The boomer exodus from the workforce isn't entirely gloomy. Trends in employment and society should mitigate some of the consequences of the crisis. Boomers will be healthier in their old age than any previous generation and are less likely to stop working when they retire. In fact, they'll need to continue working. The Employee Benefit Research Institute estimates that nearly two-thirds of boomers haven't saved enough to retire and nearly half have no significant savings at all.
Fortunately, businesses will want to retain older workers. And even where there are shortages, immigration may supply some of the needed workers in the next two decades. According to the Council of Economic Development (CED), "new immigrants will be the chief source of growth in the nation's working-age population over the next 10 years."
If you're a boomer whose interest is in working beyond conventional retirement age and who possesses skills and experience your company values, don't wait to talk to your HR administrator or immediate supervisor. Do it now and discuss your options, perhaps even negotiate the terms of your continued employment when you reach retirement age.

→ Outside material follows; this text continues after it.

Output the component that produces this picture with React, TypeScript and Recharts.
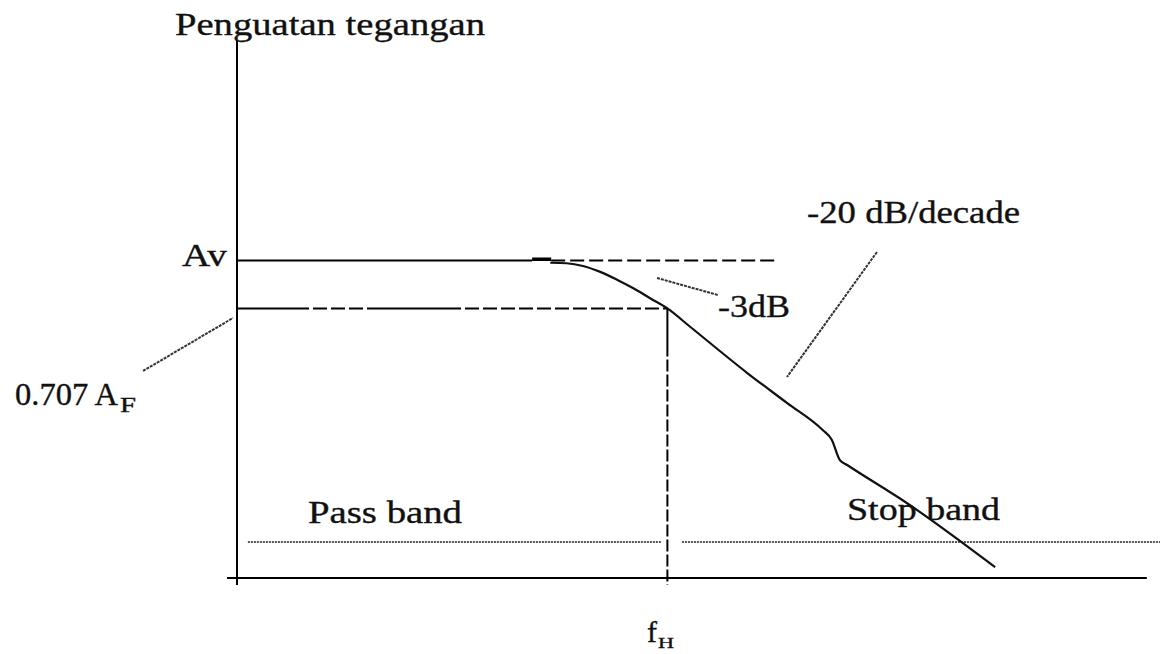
import React from "react";
import {
  ComposedChart,
  Line,
  XAxis,
  YAxis,
  ReferenceLine,
  ReferenceDot,
} from "recharts";

// Low-pass response, x = frequency position, y = voltage gain (schematic units)
const responseX = [
  34.5, 36.3, 38.1, 40.0, 41.9, 43.6, 45.5, 47.4, 49.9, 56.2, 60.6, 64.5, 65.5,
  66.4, 67.2, 73.8, 83.5,
];
const responseY = [
  58.6, 58.5, 58.0, 56.9, 55.4, 53.9, 52.0, 50.1, 46.7, 38.1, 32.5, 27.5, 25.7,
  21.9, 21.0, 13.9, 2.0,
];

// Reference levels
const AV_LEVEL = 59;
const CUTOFF_LEVEL = 50.1;
const F_H = 47.4;
const BAND_LEVEL = 6.7;

// Texts
const axisTitle = "Penguatan tegangan";
const avText = "Av";
const cutoffText = "0.707 A";
const cutoffSub = "F";
const dropText = "-3dB";
const slopeText = "-20 dB/decade";
const passText = "Pass band";
const stopText = "Stop band";
const fhText = "f";
const fhSub = "H";

const data = responseX.map((x, i) => ({ x, gain: responseY[i] }));

const W = 1160;
const H = 654;
const FONT = "'Liberation Serif', 'Times New Roman', serif";

// stroke pattern: listed segments, then `count` regular dash/gap pairs
function dashes(head: number[], dash: number, gap: number, count: number) {
  const parts = [...head];
  for (let i = 0; i < count; i++) parts.push(dash, gap);
  return parts.join(" ");
}

function note(
  text: string,
  width: number,
  size = 32,
  sub?: string,
  subWidth = 0,
  subDy = 7,
  subSize = 20,
  subGap = 0
) {
  return (p: any) => (
    <g fill="#111" stroke="#111" strokeWidth={0.35} fontFamily={FONT}>
      <text
        x={p.cx}
        y={p.cy}
        fontSize={size}
        textLength={width}
        lengthAdjust="spacingAndGlyphs"
      >
        {text}
      </text>
      {sub && (
        <text
          x={p.cx + width + subGap}
          y={p.cy + subDy}
          fontSize={subSize}
          textLength={subWidth}
          lengthAdjust="spacingAndGlyphs"
        >
          {sub}
        </text>
      )}
    </g>
  );
}

const leader = { stroke: "#333", strokeWidth: 2, strokeDasharray: "3 1" };
const band = { stroke: "#555", strokeWidth: 2, strokeDasharray: "2 1" };

export default function App() {
  return (
    <div style={{ position: "absolute", left: 0, top: 0, background: "#fff" }}>
      <ComposedChart
        width={W}
        height={H}
        data={data}
        margin={{ top: 40, right: 15, bottom: 76, left: 237 }}
      >
        <XAxis dataKey="x" type="number" domain={[0, 100]} hide />
        <YAxis type="number" domain={[0, 100]} hide />

        {/* axes */}
        <ReferenceLine
          segment={[{ x: 0, y: 100 }, { x: 0, y: -1.3 }]}
          stroke="#000"
          strokeWidth={2}
          ifOverflow="visible"
        />
        <ReferenceLine
          segment={[{ x: -1.1, y: 0 }, { x: 100.2, y: 0 }]}
          stroke="#000"
          strokeWidth={2}
          ifOverflow="visible"
        />

        {/* Av level */}
        <ReferenceLine
          segment={[{ x: 0, y: AV_LEVEL }, { x: 32.5, y: AV_LEVEL }]}
          stroke="#000"
          strokeWidth={2}
          ifOverflow="visible"
        />
        <ReferenceLine
          segment={[{ x: 32.5, y: AV_LEVEL + 0.25 }, { x: 34.6, y: AV_LEVEL + 0.25 }]}
          stroke="#000"
          strokeWidth={3.5}
          ifOverflow="visible"
        />
        <ReferenceLine
          segment={[{ x: 34.6, y: AV_LEVEL }, { x: 59.7, y: AV_LEVEL }]}
          stroke="#000"
          strokeWidth={2}
          strokeDasharray="14 5"
          ifOverflow="visible"
        />

        {/* 0.707 level and cutoff marker */}
        <ReferenceLine
          segment={[{ x: 0, y: CUTOFF_LEVEL }, { x: F_H, y: CUTOFF_LEVEL }]}
          stroke="#000"
          strokeWidth={2}
          strokeDasharray={dashes([72, 4, 14, 4, 14, 4, 14, 4, 94, 4], 14, 4, 12)}
          ifOverflow="visible"
        />
        <ReferenceLine
          segment={[{ x: F_H, y: CUTOFF_LEVEL }, { x: F_H, y: -1.3 }]}
          stroke="#000"
          strokeWidth={2}
          strokeDasharray={dashes([48, 3], 12, 3, 20)}
          ifOverflow="visible"
        />

        {/* band guides */}
        <ReferenceLine
          segment={[{ x: 1.2, y: BAND_LEVEL }, { x: 46.8, y: BAND_LEVEL }]}
          {...band}
          ifOverflow="visible"
        />
        <ReferenceLine
          segment={[{ x: 49.0, y: BAND_LEVEL }, { x: 101.7, y: BAND_LEVEL }]}
          {...band}
          ifOverflow="visible"
        />

        {/* leaders */}
        <ReferenceLine
          segment={[{ x: 46.26, y: 55.76 }, { x: 52.97, y: 52.6 }]}
          {...leader}
          ifOverflow="visible"
        />
        <ReferenceLine
          segment={[{ x: -10.35, y: 38.48 }, { x: -0.44, y: 48.33 }]}
          {...leader}
          ifOverflow="visible"
        />
        <ReferenceLine
          segment={[{ x: 70.48, y: 60.59 }, { x: 60.57, y: 37.36 }]}
          {...leader}
          ifOverflow="visible"
        />

        <Line
          type="monotone"
          dataKey="gain"
          stroke="#111"
          strokeWidth={2.2}
          dot={false}
          isAnimationActive={false}
        />

        {/* annotations */}
        <ReferenceDot x={-6.83} y={100.93} r={0} ifOverflow="visible" shape={note(axisTitle, 310)} />
        <ReferenceDot x={-6.06} y={57.99} r={0} ifOverflow="visible" shape={note(avText, 45)} />
        <ReferenceDot
          x={-24.45}
          y={32.16}
          r={0}
          ifOverflow="visible"
          shape={note(cutoffText, 103, 32, cutoffSub, 16, 7, 20, 2)}
        />
        <ReferenceDot x={52.97} y={48.51} r={0} ifOverflow="visible" shape={note(dropText, 72)} />
        <ReferenceDot x={62.78} y={65.99} r={0} ifOverflow="visible" shape={note(slopeText, 213)} />
        <ReferenceDot x={7.82} y={10.22} r={0} ifOverflow="visible" shape={note(passText, 154)} />
        <ReferenceDot x={67.18} y={10.78} r={0} ifOverflow="visible" shape={note(stopText, 153)} />
        <ReferenceDot
          x={45.15}
          y={-11.9}
          r={0}
          ifOverflow="visible"
          shape={note(fhText, 10, 30, fhSub, 16, 6, 15, 1)}
        />
      </ComposedChart>
    </div>
  );
}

If you're an employer, plan and strategize - now. Welcome discussions with employees, identify the core skills you're likely to lose and plan to retain them. It's difficult enough to respond to the vagaries of a volatile, competitive marketplace. It's another to absolutely know what will happen and not be ready for it. The numbers, to quote a Hyde Group Crisis Update, "can't tell you what to do, but they do say, start doing something now."